(TASK REQUIREMENTS)
Write the material out again in full, word for word. Do not include the pictures.
——
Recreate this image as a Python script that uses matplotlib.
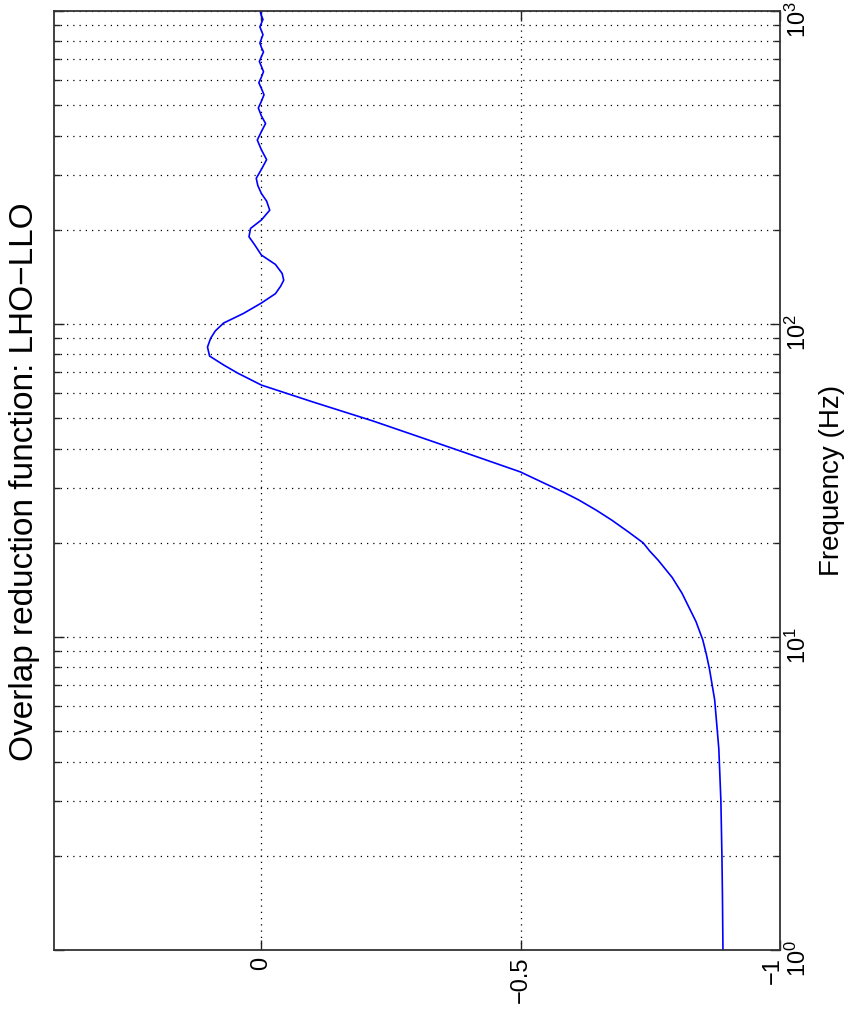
import matplotlib
matplotlib.use("Agg")
import matplotlib.pyplot as plt
import matplotlib.transforms as mtransforms
from matplotlib.ticker import LogLocator, NullFormatter

plt.rcParams['font.family'] = ['Liberation Sans', 'DejaVu Sans']

freq = [1, 1.5, 2, 3, 4.4, 6.3, 7.9, 8.8, 9.8, 11.2, 13.8, 15.5, 17.6, 18.8,
        20, 21.7, 23.6, 25.4, 27.4, 29, 30.8, 33.7, 39, 43.5, 49, 56.3, 63.8,
        69.7, 74, 79, 84.4, 90, 95, 100.7, 108, 116.7, 125, 132, 138, 145,
        155, 166, 178, 190, 202, 215, 231, 247, 261, 277, 292, 312, 335, 360,
        387, 412, 437, 462, 490, 515, 540, 565, 590, 615, 640, 665, 690, 715,
        740, 765, 790, 815, 840, 865, 890, 915, 940, 965, 990, 1000]
gamma = [-0.890, -0.889, -0.888, -0.886, -0.882, -0.874, -0.864, -0.858,
         -0.851, -0.838, -0.811, -0.792, -0.765, -0.749, -0.736, -0.707,
         -0.676, -0.646, -0.612, -0.583, -0.549, -0.499, -0.389, -0.306,
         -0.215, -0.100, 0.0, 0.046, 0.073, 0.100, 0.104, 0.098, 0.089,
         0.073, 0.035, 0.0, -0.027, -0.037, -0.043, -0.040, -0.027, 0.0,
         0.012, 0.024, 0.021, 0.0, -0.016, -0.010, 0.0, 0.007, 0.010, 0.0,
         -0.010, 0.0, 0.008, 0.0, -0.008, 0.0, 0.006, 0.0, -0.005, 0.0,
         0.005, 0.0, -0.004, 0.0, 0.004, 0.0, -0.004, 0.0, 0.003, 0.0,
         -0.003, 0.0, 0.003, 0.0, -0.003, 0.0, 0.002, 0.0]

gamma_ticks = [-1, -0.5, 0]
gamma_labels = ['\u22121', '\u22120.5', '0']

W, H = 848, 1015
fig = plt.figure(figsize=(W / 100, H / 100), dpi=100)
# whole plot is drawn turned by 90 degrees, like the printed landscape page
ax = fig.add_axes([54 / W, (H - 950) / H, (780 - 54) / W, (950 - 11) / H])

ax.plot(gamma, freq, color='#0000ff', lw=1.2)

ax.set_yscale('log')
ax.set_ylim(1, 1000)
ax.set_xlim(0.4, -1)
ax.yaxis.set_major_locator(LogLocator(base=10, numticks=10))
ax.yaxis.set_minor_locator(LogLocator(base=10, subs=range(2, 10), numticks=20))
ax.yaxis.set_minor_formatter(NullFormatter())

ax.set_xticks(gamma_ticks)
ax.set_xticklabels(gamma_labels, rotation=90)

ax.tick_params(axis='both', which='both', direction='in', colors='#222222',
               left=True, right=True, top=True, bottom=True,
               labelleft=False, labelright=True)
ax.tick_params(axis='x', labelsize=17, pad=5)
ax.tick_params(axis='y', labelsize=17, labelrotation=90, pad=4)
ax.tick_params(axis='both', which='major', length=7, width=1)
ax.tick_params(axis='both', which='minor', length=4, width=1)
for lab in ax.get_yticklabels() + ax.get_xticklabels():
    lab.set_color('black')

# the -1 label sits a bit left of its tick so it clears the 10^0 label
lab_m1 = ax.get_xticklabels()[0]
lab_m1.set_transform(lab_m1.get_transform() +
                     mtransforms.ScaledTranslation(-7 / 100, 0, fig.dpi_scale_trans))

dots = dict(color='black', linestyle=(0, (1, 4)), linewidth=0.9)
ax.grid(True, which='major', axis='x', **dots)
ax.grid(True, which='both', axis='y', **dots)

for s in ax.spines.values():
    s.set_color('#333333')
    s.set_linewidth(1.3)

ax.yaxis.set_label_position('right')
ax.set_ylabel('Frequency (Hz)', fontsize=20, rotation=90, labelpad=6)

fig.text(25 / W, 1 - 482 / H, 'Overlap reduction function: LHO\u2212LLO',
         fontsize=24, rotation=90, ha='center', va='center')

fig.savefig('out.png', dpi=100)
——
(RESULT)
Recreate this image as a Python script that uses matplotlib.
import matplotlib
matplotlib.use("Agg")
import matplotlib.pyplot as plt
import matplotlib.transforms as mtransforms
from matplotlib.ticker import LogLocator, NullFormatter

plt.rcParams['font.family'] = ['Liberation Sans', 'DejaVu Sans']

freq = [1, 1.5, 2, 3, 4.4, 6.3, 7.9, 8.8, 9.8, 11.2, 13.8, 15.5, 17.6, 18.8,
        20, 21.7, 23.6, 25.4, 27.4, 29, 30.8, 33.7, 39, 43.5, 49, 56.3, 63.8,
        69.7, 74, 79, 84.4, 90, 95, 100.7, 108, 116.7, 125, 132, 138, 145,
        155, 166, 178, 190, 202, 215, 231, 247, 261, 277, 292, 312, 335, 360,
        387, 412, 437, 462, 490, 515, 540, 565, 590, 615, 640, 665, 690, 715,
        740, 765, 790, 815, 840, 865, 890, 915, 940, 965, 990, 1000]
gamma = [-0.890, -0.889, -0.888, -0.886, -0.882, -0.874, -0.864, -0.858,
         -0.851, -0.838, -0.811, -0.792, -0.765, -0.749, -0.736, -0.707,
         -0.676, -0.646, -0.612, -0.583, -0.549, -0.499, -0.389, -0.306,
         -0.215, -0.100, 0.0, 0.046, 0.073, 0.100, 0.104, 0.098, 0.089,
         0.073, 0.035, 0.0, -0.027, -0.037, -0.043, -0.040, -0.027, 0.0,
         0.012, 0.024, 0.021, 0.0, -0.016, -0.010, 0.0, 0.007, 0.010, 0.0,
         -0.010, 0.0, 0.008, 0.0, -0.008, 0.0, 0.006, 0.0, -0.005, 0.0,
         0.005, 0.0, -0.004, 0.0, 0.004, 0.0, -0.004, 0.0, 0.003, 0.0,
         -0.003, 0.0, 0.003, 0.0, -0.003, 0.0, 0.002, 0.0]

gamma_ticks = [-1, -0.5, 0]
gamma_labels = ['\u22121', '\u22120.5', '0']

W, H = 848, 1015
fig = plt.figure(figsize=(W / 100, H / 100), dpi=100)
# whole plot is drawn turned by 90 degrees, like the printed landscape page
ax = fig.add_axes([54 / W, (H - 950) / H, (780 - 54) / W, (950 - 11) / H])

ax.plot(gamma, freq, color='#0000ff', lw=1.2)

ax.set_yscale('log')
ax.set_ylim(1, 1000)
ax.set_xlim(0.4, -1)
ax.yaxis.set_major_locator(LogLocator(base=10, numticks=10))
ax.yaxis.set_minor_locator(LogLocator(base=10, subs=range(2, 10), numticks=20))
ax.yaxis.set_minor_formatter(NullFormatter())

ax.set_xticks(gamma_ticks)
ax.set_xticklabels(gamma_labels, rotation=90)

ax.tick_params(axis='both', which='both', direction='in', colors='#222222',
               left=True, right=True, top=True, bottom=True,
               labelleft=False, labelright=True)
ax.tick_params(axis='x', labelsize=17, pad=5)
ax.tick_params(axis='y', labelsize=17, labelrotation=90, pad=4)
ax.tick_params(axis='both', which='major', length=7, width=1)
ax.tick_params(axis='both', which='minor', length=4, width=1)
for lab in ax.get_yticklabels() + ax.get_xticklabels():
    lab.set_color('black')

# the -1 label sits a bit left of its tick so it clears the 10^0 label
lab_m1 = ax.get_xticklabels()[0]
lab_m1.set_transform(lab_m1.get_transform() +
                     mtransforms.ScaledTranslation(-7 / 100, 0, fig.dpi_scale_trans))

dots = dict(color='black', linestyle=(0, (1, 4)), linewidth=0.9)
ax.grid(True, which='major', axis='x', **dots)
ax.grid(True, which='both', axis='y', **dots)

for s in ax.spines.values():
    s.set_color('#333333')
    s.set_linewidth(1.3)

ax.yaxis.set_label_position('right')
ax.set_ylabel('Frequency (Hz)', fontsize=20, rotation=90, labelpad=6)

fig.text(25 / W, 1 - 482 / H, 'Overlap reduction function: LHO\u2212LLO',
         fontsize=24, rotation=90, ha='center', va='center')

fig.savefig('out.png', dpi=100)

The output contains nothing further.